I did hone my poker skills. I came in 2nd place in the last tournament. (I lost it on the river. Someone hand me a guitar. I got a blues song in me that needs to come out.)
Another benefit of staying a while in the hostel is you get to know people who are experts in their field. There was the Dutch professional writer, The British computer genius, the American who hiked the entire John Muir Trail and the Norwegian guitar hero.
My expertise? Finding the cheapest fruit.
I wouldn’t have stayed so long if the hostel wasn’t great, tempermental hot water, creaking doors and Sam’s stubborn refusal to sell BBQ teriyaki tofu aside, though even in the best of times sleeping in dorm rooms is a challenge. Sam gave me a poker chip key fob from the hostel and his unflappably serene brother, Javier, gave me a goodbye candy bar.

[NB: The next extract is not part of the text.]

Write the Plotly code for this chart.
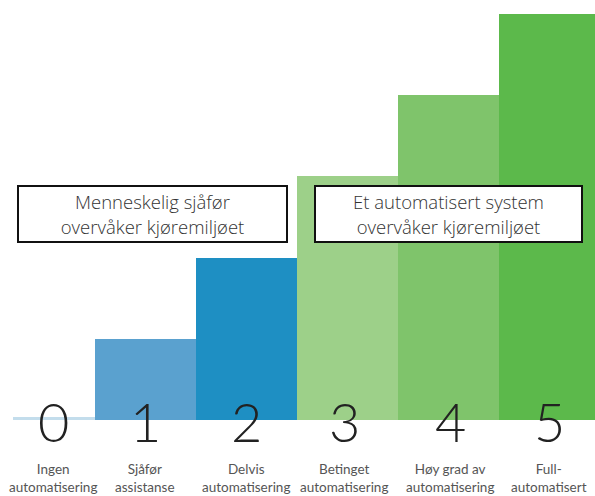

Sam booked me for only 25,000 pesos on the “best bus” to Bogota, he said, which to me is code for “coldest bus”. Luxury=hypothermia in tropical countries. I dug out the jacket and was still a human popsicle in the rolling walk-in freezer.
My toiletry bag is a mess after this ascension to 2600 meters, which reminds me, not many people know this, but the word “Bogota” is an ancient Indian word meaning “High Land of Exploding Shampoo Bottles”.
No one else laughed either.
I have a friend working for a Turkish welding company–I know, who doesn’t?–and he thinks he can get me an Iranian visa. If he can pull it off, I’m going, even if it is in the middle of the Middle Eastern summer.